[start INFORMATION SHOWN]
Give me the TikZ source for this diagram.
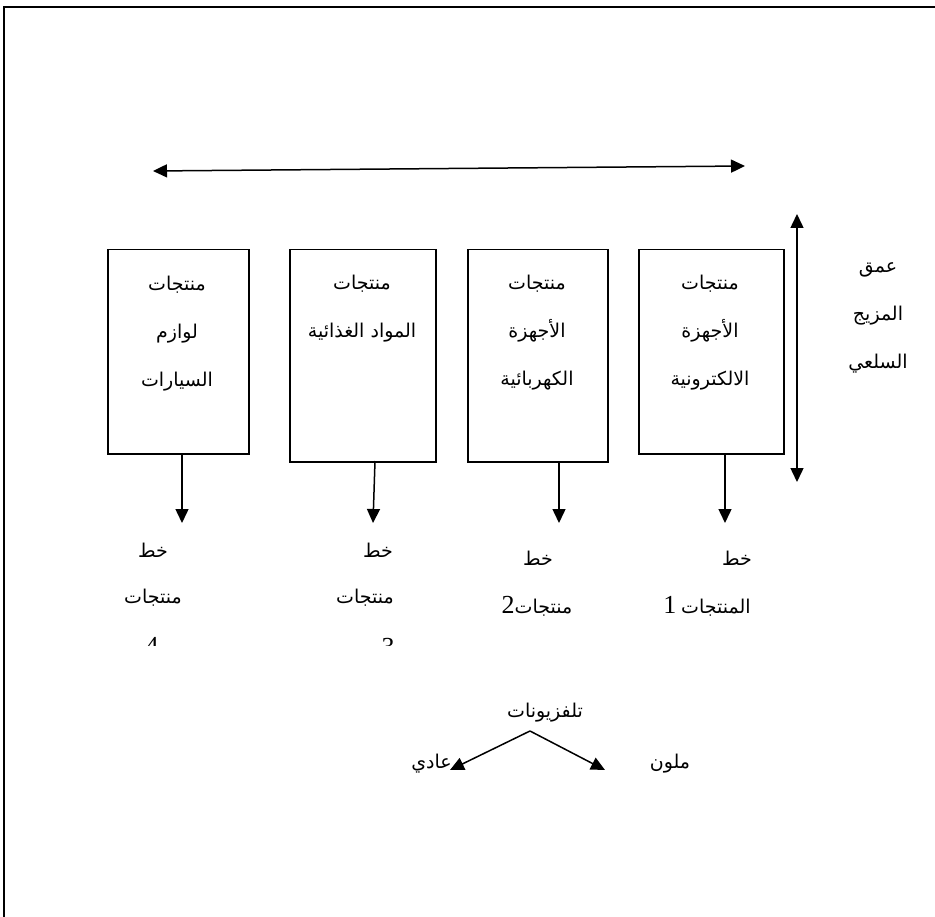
\documentclass[tikz,border=0pt]{standalone}
\usepackage{fontspec}
\setmainfont{Liberation Serif}
\newfontfamily\arabicfont[Script=Arabic]{DejaVu Sans}
\TeXXeTstate=1
\usetikzlibrary{arrows.meta}
\newcommand{\artext}[1]{{\arabicfont\beginR #1\endR}}
\begin{document}
\begin{tikzpicture}[x=1pt,y=-1pt,
  line/.style={line width=1.5pt},
  tip/.style={-{Triangle[length=14pt,width=13pt]}},
  bitip/.style={{Triangle[length=14pt,width=13pt]}-{Triangle[length=14pt,width=13pt]}},
  catbox/.style={draw,line width=1.5pt,inner sep=0pt,anchor=north west},
  label/.style={inner sep=0pt,font=\fontsize{19}{22}\selectfont},
  boxtext/.style={inner sep=0pt,align=center,font=\fontsize{19}{48}\selectfont},
  digit/.style={inner sep=0pt,font=\fontsize{26}{28}\selectfont}]
\useasboundingbox (0,0) rectangle (935,917);
\fill[white] (0,0) rectangle (935,917);

% outer frame (top and left edges)
\coordinate (frameTR) at (935,7);
\coordinate (frameTL) at (4,7);
\coordinate (frameBL) at (4,917);
\draw[line width=1.7pt] (frameTR) -- (frameTL) -- (frameBL);

% breadth of the product mix
\coordinate (wL) at (153,171);
\coordinate (wR) at (745,166);
\draw[line,bitip] (wL) -- (wR);

% depth of the product mix
\coordinate (dT) at (797,214);
\coordinate (dB) at (797,482);
\draw[line,bitip] (dT) -- (dB);
\node[boxtext] (depth) at (878,318)
  {\artext{عمق}\\ \artext{المزيج}\\ \artext{السلعي}};

% product category boxes
\node[catbox,minimum width=141pt,minimum height=204pt] (b4) at (107,249) {};
\node[catbox,minimum width=146pt,minimum height=212pt] (b3) at (289,249) {};
\node[catbox,minimum width=140pt,minimum height=212pt] (b2) at (467,249) {};
\node[catbox,minimum width=145pt,minimum height=204pt] (b1) at (638,249) {};

\node[boxtext] (t4) at (177,334) {\artext{منتجات}\\ \artext{لوازم}\\ \artext{السيارات}};
\node[boxtext] (t3) at (362,309) {\artext{منتجات}\\ \artext{المواد الغذائية}};
\node[boxtext] (t2) at (537,333) {\artext{منتجات}\\ \artext{الأجهزة}\\ \artext{الكهربائية}};
\node[boxtext] (t1) at (710,333) {\artext{منتجات}\\ \artext{الأجهزة}\\ \artext{الالكترونية}};

% product lines
\coordinate (a4) at (182,523);
\coordinate (a3) at (373,523);
\coordinate (a2) at (559,523);
\coordinate (a1) at (725,523);
\draw[line,tip] (b4.south -| a4) -- (a4);
\draw[line,tip] (375,461) -- (a3);
\draw[line,tip] (b2.south -| a2) -- (a2);
\draw[line,tip] (b1.south -| a1) -- (a1);

\node[label] (l4a) at (153,550) {\artext{خط}};
\node[label] (l4b) at (153,598) {\artext{منتجات}};
\node[label] (l3a) at (378,550) {\artext{خط}};
\node[label] (l3b) at (365,598) {\artext{منتجات}};
\node[label] (l2a) at (538,558) {\artext{خط}};
\node[label] (l2b) at (537,606) {\beginR{\arabicfont منتجات}{\fontsize{26}{28}\selectfont 2}\endR};
\node[label] (l1a) at (737,558) {\artext{خط}};
\node[label] (l1b) at (707,606) {\beginR{\arabicfont المنتجات} {\fontsize{26}{28}\selectfont 1}\endR};

% line numbers cut off by the text frame
\begin{scope}
  \clip (100,620) rectangle (420,645);
  \node[digit] (l4c) at (152,646) {4};
  \node[digit] (l3c) at (388,647) {3};
\end{scope}

% product items of one line
\node[label] (tv) at (545,713) {\artext{تلفزيونات}};
\coordinate (apex) at (530,731);
\coordinate (plainTip) at (450,770);
\coordinate (colorTip) at (605,770);
\draw[line,tip] (apex) -- (plainTip);
\draw[line,tip] (apex) -- (colorTip);
\node[label,anchor=east] (plain) at (452,764) {\artext{عادي}};
\node[label] (color) at (670,764) {\artext{ملون}};
\end{tikzpicture}
\end{document}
[end INFORMATION SHOWN]
Reproduce the listing word for word and omit its pictures.

Give me the TikZ source for this diagram.
\documentclass[tikz,border=0pt]{standalone}
\usepackage{fontspec}
\setmainfont{Liberation Serif}
\newfontfamily\arabicfont[Script=Arabic]{DejaVu Sans}
\TeXXeTstate=1
\usetikzlibrary{arrows.meta}
\newcommand{\artext}[1]{{\arabicfont\beginR #1\endR}}
\begin{document}
\begin{tikzpicture}[x=1pt,y=-1pt,
  line/.style={line width=1.5pt},
  tip/.style={-{Triangle[length=14pt,width=13pt]}},
  bitip/.style={{Triangle[length=14pt,width=13pt]}-{Triangle[length=14pt,width=13pt]}},
  catbox/.style={draw,line width=1.5pt,inner sep=0pt,anchor=north west},
  label/.style={inner sep=0pt,font=\fontsize{19}{22}\selectfont},
  boxtext/.style={inner sep=0pt,align=center,font=\fontsize{19}{48}\selectfont},
  digit/.style={inner sep=0pt,font=\fontsize{26}{28}\selectfont}]
\useasboundingbox (0,0) rectangle (935,917);
\fill[white] (0,0) rectangle (935,917);

% outer frame (top and left edges)
\coordinate (frameTR) at (935,7);
\coordinate (frameTL) at (4,7);
\coordinate (frameBL) at (4,917);
\draw[line width=1.7pt] (frameTR) -- (frameTL) -- (frameBL);

% breadth of the product mix
\coordinate (wL) at (153,171);
\coordinate (wR) at (745,166);
\draw[line,bitip] (wL) -- (wR);

% depth of the product mix
\coordinate (dT) at (797,214);
\coordinate (dB) at (797,482);
\draw[line,bitip] (dT) -- (dB);
\node[boxtext] (depth) at (878,318)
  {\artext{عمق}\\ \artext{المزيج}\\ \artext{السلعي}};

% product category boxes
\node[catbox,minimum width=141pt,minimum height=204pt] (b4) at (107,249) {};
\node[catbox,minimum width=146pt,minimum height=212pt] (b3) at (289,249) {};
\node[catbox,minimum width=140pt,minimum height=212pt] (b2) at (467,249) {};
\node[catbox,minimum width=145pt,minimum height=204pt] (b1) at (638,249) {};

\node[boxtext] (t4) at (177,334) {\artext{منتجات}\\ \artext{لوازم}\\ \artext{السيارات}};
\node[boxtext] (t3) at (362,309) {\artext{منتجات}\\ \artext{المواد الغذائية}};
\node[boxtext] (t2) at (537,333) {\artext{منتجات}\\ \artext{الأجهزة}\\ \artext{الكهربائية}};
\node[boxtext] (t1) at (710,333) {\artext{منتجات}\\ \artext{الأجهزة}\\ \artext{الالكترونية}};

% product lines
\coordinate (a4) at (182,523);
\coordinate (a3) at (373,523);
\coordinate (a2) at (559,523);
\coordinate (a1) at (725,523);
\draw[line,tip] (b4.south -| a4) -- (a4);
\draw[line,tip] (375,461) -- (a3);
\draw[line,tip] (b2.south -| a2) -- (a2);
\draw[line,tip] (b1.south -| a1) -- (a1);

\node[label] (l4a) at (153,550) {\artext{خط}};
\node[label] (l4b) at (153,598) {\artext{منتجات}};
\node[label] (l3a) at (378,550) {\artext{خط}};
\node[label] (l3b) at (365,598) {\artext{منتجات}};
\node[label] (l2a) at (538,558) {\artext{خط}};
\node[label] (l2b) at (537,606) {\beginR{\arabicfont منتجات}{\fontsize{26}{28}\selectfont 2}\endR};
\node[label] (l1a) at (737,558) {\artext{خط}};
\node[label] (l1b) at (707,606) {\beginR{\arabicfont المنتجات} {\fontsize{26}{28}\selectfont 1}\endR};

% line numbers cut off by the text frame
\begin{scope}
  \clip (100,620) rectangle (420,645);
  \node[digit] (l4c) at (152,646) {4};
  \node[digit] (l3c) at (388,647) {3};
\end{scope}

% product items of one line
\node[label] (tv) at (545,713) {\artext{تلفزيونات}};
\coordinate (apex) at (530,731);
\coordinate (plainTip) at (450,770);
\coordinate (colorTip) at (605,770);
\draw[line,tip] (apex) -- (plainTip);
\draw[line,tip] (apex) -- (colorTip);
\node[label,anchor=east] (plain) at (452,764) {\artext{عادي}};
\node[label] (color) at (670,764) {\artext{ملون}};
\end{tikzpicture}
\end{document}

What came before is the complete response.